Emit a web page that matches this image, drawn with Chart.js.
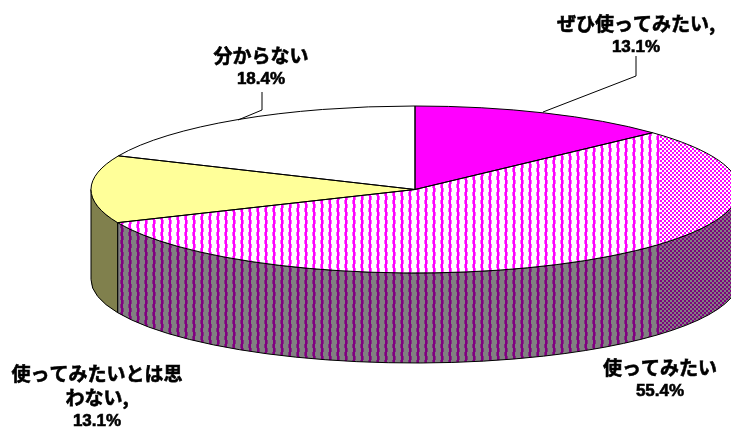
<!DOCTYPE html>
<html>
<head>
<meta charset="utf-8">
<style>
  html, body { margin: 0; padding: 0; background: #fff; overflow: hidden; }
  #wrap { width: 731px; height: 431px; }
</style>
<script src="https://cdn.jsdelivr.net/npm/chart.js@4"></script>
</head>
<body>
<div id="wrap"><canvas id="grafico" width="731" height="431"></canvas></div>
<script>
// data
const categories = ["ぜひ使ってみたい,", "使ってみたい", "使ってみたいとは思 わない,", "分からない"];
const shares = [13.1, 55.4, 13.1, 18.4];
const categoryLines = [["ぜひ使ってみたい,"], ["使ってみたい"], ["使ってみたいとは思", "わない,"], ["分からない"]];
const labelCenterX = [636, 660, 97, 261];
const labelTopY = [24, 368, 374, 56];

const RADIUS_X = 324;
const RADIUS_Y = 83.5;
const DEPTH = 90;
const squash = RADIUS_Y / RADIUS_X;

// the hatch changes to a finer one right of x=660 in the original
function makeHatch(ink, soft, paper) {
    const tile = document.createElement("canvas");
    tile.width = 731;
    tile.height = 431;
    const g = tile.getContext("2d");
    g.fillStyle = paper;
    g.fillRect(0, 0, 731, 431);
    for (let y = 0; y < 431; y++) {
        for (let x = 0; x < 731; x++) {
            if (x < 660) {
                // chain: two solid columns with a soft bump left, then right
                const col = x % 8;
                const upper = y % 8 < 4;
                if (col === 1 || col === 2) {
                    g.fillStyle = ink;
                    g.fillRect(x, y, 1, 1);
                } else if ((col === 0 && upper) || (col === 3 && !upper)) {
                    g.fillStyle = soft;
                    g.fillRect(x, y, 1, 1);
                }
            } else if ((Math.floor(x / 2) + Math.floor(y / 2)) % 2 === 0) {
                g.fillStyle = ink;
                g.fillRect(x, y, 1, 1);
            }
        }
    }
    return g.createPattern(tile, "repeat");
}

const topHatch = makeHatch("#ff00ff", "#ff60ff", "#ffffff");
const wallHatch = makeHatch("#800080", "#803080", "#808080");

const topColors = ["#ff00ff", topHatch, "#ffff99", "#ffffff"];
const wallColors = ["#800080", wallHatch, "#80804d", "#808080"];

const pie3d = {
    id: "pie3d",
    beforeDatasetsDraw(chart) {
        const ctx = chart.ctx;
        const arcs = chart.getDatasetMeta(0).data;
        const cx = arcs[0].x, cy = arcs[0].y;

        // walls first, only the front half of the pie shows one
        arcs.forEach((arc, i) => {
            const lo = Math.max(arc.startAngle, 0);
            const hi = Math.min(arc.endAngle, Math.PI);
            if (hi <= lo) return;
            ctx.beginPath();
            ctx.ellipse(cx, cy, RADIUS_X, RADIUS_Y, 0, lo, hi);
            ctx.ellipse(cx, cy + DEPTH, RADIUS_X, RADIUS_Y, 0, hi, lo, true);
            ctx.closePath();
            ctx.fillStyle = wallColors[i];
            ctx.fill();
            ctx.strokeStyle = "#000";
            ctx.lineWidth = 1;
            ctx.stroke();
        });

        // squash the round pie to an ellipse, keep the hatch in page pixels
        topHatch.setTransform(new DOMMatrix().translate(cx, cy).scale(1, 1 / squash).translate(-cx, -cy));
        ctx.save();
        ctx.translate(cx, cy);
        ctx.scale(1, squash);
        ctx.translate(-cx, -cy);
    },
    afterDatasetsDraw(chart) {
        const ctx = chart.ctx;
        ctx.restore();
        const arcs = chart.getDatasetMeta(0).data;
        const cx = arcs[0].x, cy = arcs[0].y;

        ctx.strokeStyle = "#000";
        ctx.lineWidth = 1;
        arcs.forEach((arc) => {
            ctx.beginPath();
            ctx.moveTo(cx, cy);
            ctx.ellipse(cx, cy, RADIUS_X, RADIUS_Y, 0, arc.startAngle, arc.endAngle);
            ctx.closePath();
            ctx.stroke();
        });

        // leader lines
        ctx.beginPath();
        ctx.moveTo(636, 56);
        ctx.lineTo(636, 76);
        ctx.lineTo(543, 112);
        ctx.moveTo(262, 92);
        ctx.lineTo(262, 110);
        ctx.lineTo(238, 120);
        ctx.stroke();

        // labels, the original text is heavier than plain bold
        ctx.fillStyle = "#000";
        ctx.lineWidth = 0.6;
        ctx.textAlign = "center";
        ctx.textBaseline = "middle";
        const heavyText = (text, x, y) => {
            ctx.fillText(text, x, y);
            ctx.strokeText(text, x, y);
        };
        categoryLines.forEach((lines, i) => {
            let y = labelTopY[i];
            ctx.font = 'bold 19px "Noto Sans CJK JP"';
            lines.forEach((line) => {
                heavyText(line, labelCenterX[i], y);
                y += 24;
            });
            ctx.font = 'bold 17px "Liberation Sans"';
            heavyText(shares[i].toFixed(1) + "%", labelCenterX[i], y - 1);
        });
    }
};

new Chart(document.getElementById("grafico").getContext("2d"), {
    type: "pie",
    data: {
        labels: categories,
        datasets: [{
            data: shares,
            backgroundColor: topColors,
            borderWidth: 0,
            radius: RADIUS_X,
            clip: false
        }]
    },
    options: {
        responsive: false,
        devicePixelRatio: 1,
        animation: false,
        layout: { padding: { left: 99, right: 0, top: 0, bottom: 52 } },
        plugins: {
            legend: { display: false },
            title: { display: false },
            tooltip: { enabled: false }
        }
    },
    plugins: [pie3d]
});
</script>
</body>
</html>
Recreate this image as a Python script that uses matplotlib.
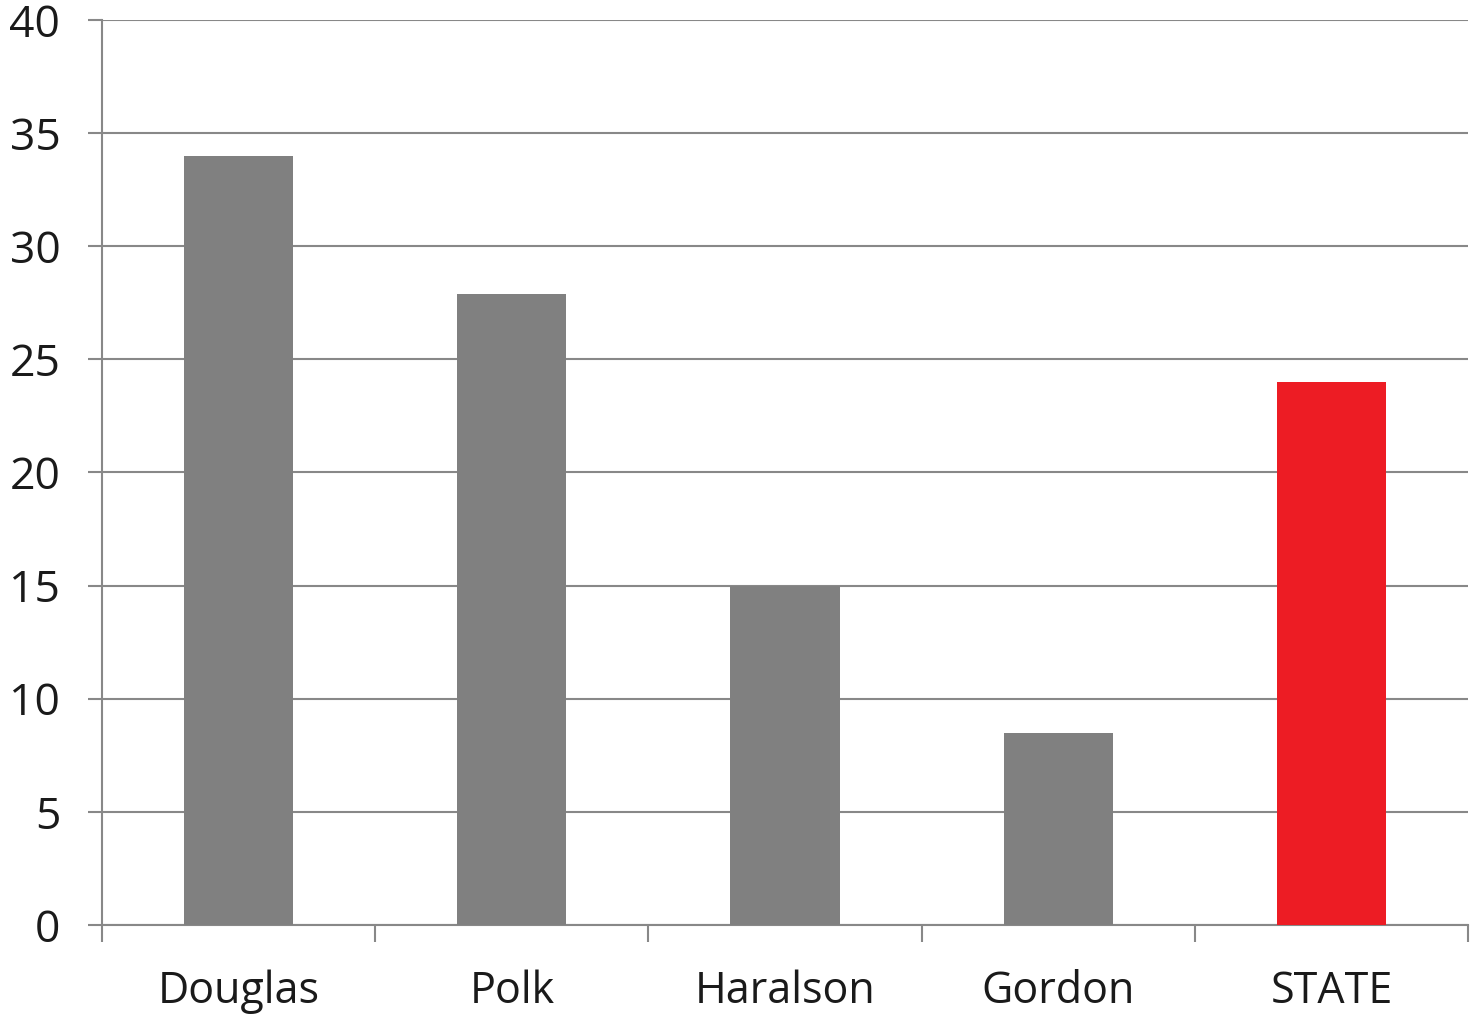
import matplotlib
matplotlib.use("Agg")
import matplotlib.pyplot as plt
import numpy as np

categories = ["Douglas", "Polk", "Haralson", "Gordon", "STATE"]
values = [34, 27.9, 15, 8.5, 24]
colors = ["#808080", "#808080", "#808080", "#808080", "#ED1C24"]
yticks = [0, 5, 10, 15, 20, 25, 30, 35, 40]

plt.rcParams['font.family'] = ['Open Sans', 'DejaVu Sans']

fig = plt.figure(figsize=(14.72, 10.15), dpi=100)
ax = fig.add_axes([0.0693, 0.0887, 0.9280, 0.8916])

x = np.arange(len(categories))
ax.bar(x, values, width=0.4, color=colors, zorder=3)

ax.set_xlim(-0.5, len(categories) - 0.5)
ax.set_ylim(0, 40)
ax.set_yticks(yticks)
ax.set_yticklabels([str(t) for t in yticks], fontsize=32, color="#1a1a1a")
ax.yaxis.grid(True, color="#888888", linewidth=1.5, zorder=0)

ax.set_xticks(np.arange(-0.5, len(categories), 1.0))
ax.set_xticklabels([])
ax.set_xticks(x, minor=True)
ax.set_xticklabels(categories, minor=True, fontsize=31, color="#1a1a1a")
ax.tick_params(axis='x', which='minor', length=0, pad=32)
ax.tick_params(axis='x', which='major', length=12, width=1.5, color="#888888", direction='out')
ax.tick_params(axis='y', length=10, width=1.5, color="#888888", pad=20)

for s in ["top", "right"]:
    ax.spines[s].set_visible(False)
for s in ["left", "bottom"]:
    ax.spines[s].set_color("#888888")
    ax.spines[s].set_linewidth(1.5)

fig.savefig("out.png", dpi=100)
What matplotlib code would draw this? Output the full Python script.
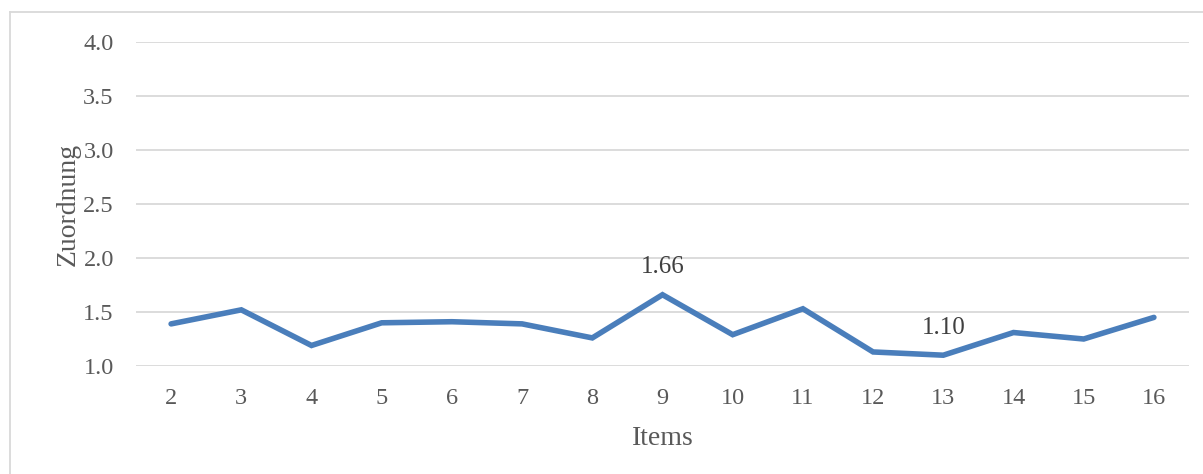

◆ ◆ ◆

Set exercise: Extract the lines exactly, please: the first line of the listing, the line with "const squash = RADIUS_Y / RADIUS_X;", and every line between them, but no pictures.

Finished exercise:
Emit a web page that matches this image, drawn with Chart.js.
<!DOCTYPE html>
<html>
<head>
<meta charset="utf-8">
<style>
  html, body { margin: 0; padding: 0; background: #fff; overflow: hidden; }
  #wrap { width: 731px; height: 431px; }
</style>
<script src="https://cdn.jsdelivr.net/npm/chart.js@4"></script>
</head>
<body>
<div id="wrap"><canvas id="grafico" width="731" height="431"></canvas></div>
<script>
// data
const categories = ["ぜひ使ってみたい,", "使ってみたい", "使ってみたいとは思 わない,", "分からない"];
const shares = [13.1, 55.4, 13.1, 18.4];
const categoryLines = [["ぜひ使ってみたい,"], ["使ってみたい"], ["使ってみたいとは思", "わない,"], ["分からない"]];
const labelCenterX = [636, 660, 97, 261];
const labelTopY = [24, 368, 374, 56];

const RADIUS_X = 324;
const RADIUS_Y = 83.5;
const DEPTH = 90;
const squash = RADIUS_Y / RADIUS_X;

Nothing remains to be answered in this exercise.